Witte: Obama speech timing reflects Americans’ poor priorities


Two men watching television

Jacob Witte

We’ll have this speech … whenever.

After President Barack Obama announced he would give a speech about a new jobs initiative he wants Congress to focus on in order to get us out of this economic stagnation, he called for a joint session of Congress in order to give this speech — a rather rare occurrence these days. The problem is, however, he just couldn’t decide when to give this speech.

He originally scheduled the speech for last Wednesday, which he had to change. He had to do this because it would conflict with the Republican Debate. Republicans have already had several debates by now, but the president felt he had to change it to Thursday night. So even though GOP contenders would likely spend the evening blaming Obama for every current ill in this country, the president decided to be diplomatic and change the date of the speech. Choose your battles, right?

Then, another scheduling conflict arose when the speech was scheduled for Thursday night. He scheduled the speech for 8 p.m. Eastern Daylight Time, but it just so happened that the NFL’s opening game, the Green Bay Packers versus the New Orleans Saints, was also scheduled for Thursday at 8:30 p.m. EDT. So what did the White House decide to do about this? Move the time up, of course! The speech ended up being broadcast about a full hour before the football game, just so all the pregame pageantry would not be disturbed.

I tend to enjoy football as much as the next guy, and I am even a Green Bay Packer fan. However, the notion that the president of the United States, the leader of the free world, has to move a critical speech in a dire time because of a football game is simply pathetic. Are we as a country so ass backward when it comes to priorities that we have a knee-jerk reaction when the president schedules a speech that just happens to coincide with missing a few minutes of a football game?

Each NFL team plays 16 games per regular season. That measures out to 64 quarters. And at 15 minutes per quarter, that comes out to 960 minutes. And that does not even count preseason, games that go into overtime and playoffs. Hours can be added to many teams through those circumstances. So out of the most basic 960 minutes, it appears that we as a nation cannot withstand missing 10 to 15 of these in order to hear our president give a speech about a seemingly important topic: how to attempt to fix the economic calamity we currently find ourselves in.

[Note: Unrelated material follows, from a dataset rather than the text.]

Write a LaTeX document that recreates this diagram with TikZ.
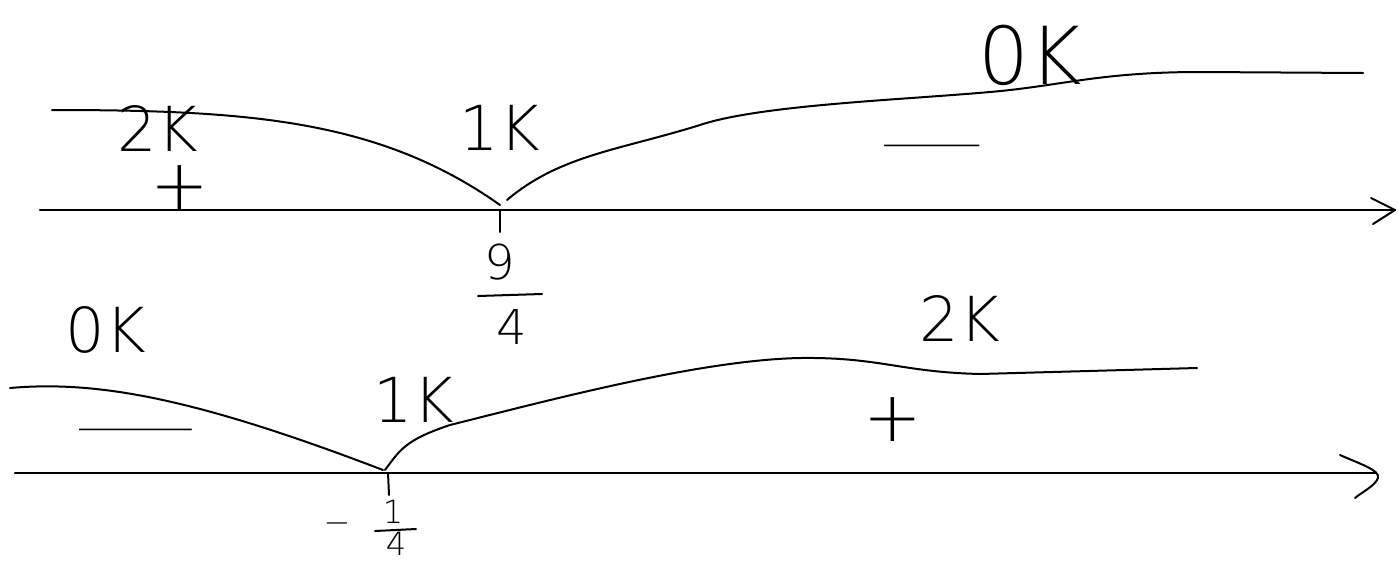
\documentclass[tikz,border=0pt]{standalone}
\usepackage{fontspec}
\setmainfont{Liberation Sans}
\newfontfamily\hand{DejaVu Sans ExtraLight}
\begin{document}
\begin{tikzpicture}[x=1pt,y=-1pt,line width=2pt,line cap=round,line join=round,
  lbl/.style={inner sep=0pt,font=\hand\fontsize{62}{62}\selectfont},
  big/.style={inner sep=0pt,font=\hand\fontsize{80}{80}\selectfont},
  sgn/.style={inner sep=0pt,font=\hand\fontsize{70}{70}\selectfont},
  frac/.style={inner sep=0pt,font=\hand\fontsize{48}{48}\selectfont},
  smallfrac/.style={inner sep=0pt,font=\hand\fontsize{32}{32}\selectfont},
  axis/.style={line width=2.4pt},
  curve/.style={line width=2pt}]
\useasboundingbox (0,0) rectangle (1399,563);
% ---------- top axis ----------
\coordinate (a1s) at (40,210);
\coordinate (a1e) at (1395,210);
\draw[axis] (a1s) -- (a1e);
\draw[curve] ([shift={(-24,-12)}]a1e) -- (a1e) -- ([shift={(-22,14)}]a1e);
\coordinate (t1) at (500,210);
\draw[curve] (t1) -- ++(0,22) coordinate (t1b);
% top curves
\coordinate (c1a) at (52,110);
\coordinate (c1b) at (500,205);
\draw[curve] (c1a) .. controls (250,110) and (380,120) .. (c1b);
\coordinate (c2a) at (507,200);
\coordinate (c2b) at (1363,73);
\draw[curve] (c2a) .. controls (560,155) and (620,150) .. (700,125)
  .. controls (760,105) and (900,100) .. (990,92)
  .. controls (1060,86) and (1100,72) .. (1200,72) -- (c2b);
% top labels
\node[lbl] (l2k) at (158,128) {2K};
\node[sgn] (lp1) at (180,188) {+};
\node[lbl] (l1k) at (500,128) {1K};
\node[big] (l0k) at (1030,55) {0K};
\node[inner sep=0pt] (lm1) at (932,152) {\scalebox{3.8}[1]{\hand\fontsize{40}{40}\selectfont −}};
\node[frac] (n9) at (500,262) {9};
\coordinate (b1a) at (478,296);
\coordinate (b1b) at (542,294);
\draw[curve] (b1a) -- (b1b);
\node[frac] (n4) at (512,327) {4};
% ---------- bottom axis ----------
\coordinate (a2s) at (15,473);
\coordinate (a2e) at (1375,473);
\draw[axis] (a2s) -- (a2e);
\coordinate (h1) at (1340,455);
\coordinate (h2) at (1355,498);
\draw[curve] (h1) .. controls (1360,464) and (1380,470) .. (1378,478) .. controls (1375,486) and (1362,492) .. (h2);
\coordinate (t2) at (388,473);
\draw[curve] (t2) -- ++(1,22) coordinate (t2b);
% bottom curves
\coordinate (c3a) at (10,388);
\coordinate (c3b) at (383,470);
\draw[curve] (c3a) .. controls (100,380) and (200,400) .. (c3b);
\coordinate (c4a) at (385,470);
\coordinate (c4b) at (1197,368);
\draw[curve] (c4a) .. controls (400,450) and (405,440) .. (450,425)
  .. controls (550,400) and (700,360) .. (800,358)
  .. controls (880,357) and (900,372) .. (980,374) -- (c4b);
% bottom labels
\node[lbl] (b0k) at (106,330) {0K};
\node[inner sep=0pt] (bm1) at (136,436) {\scalebox{4.5}[1]{\hand\fontsize{40}{40}\selectfont −}};
\node[lbl] (b1k) at (414,400) {1K};
\node[lbl] (b2k) at (960,318) {2K};
\node[sgn] (bp1) at (893,420) {+};
\node[smallfrac] (bmin) at (337,528) {−};
\node[smallfrac] (n1) at (393,512) {1};
\coordinate (b2a) at (375,531);
\coordinate (b2b) at (416,529);
\draw[curve] (b2a) -- (b2b);
\node[smallfrac] (n4b) at (396,544) {4};
\end{tikzpicture}
\end{document}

I know, I know, this may seem like making a mountain out of a molehill, right? However, this goes to a bigger problem, that being the priorities of the American people. President Obama should have kept the original time slot for Thursday night, in order to make people realize that public policy that concerns us all is more important than watching the gladiatorial games at the Roman Colosseum — football game. Sorry, Freudian slip.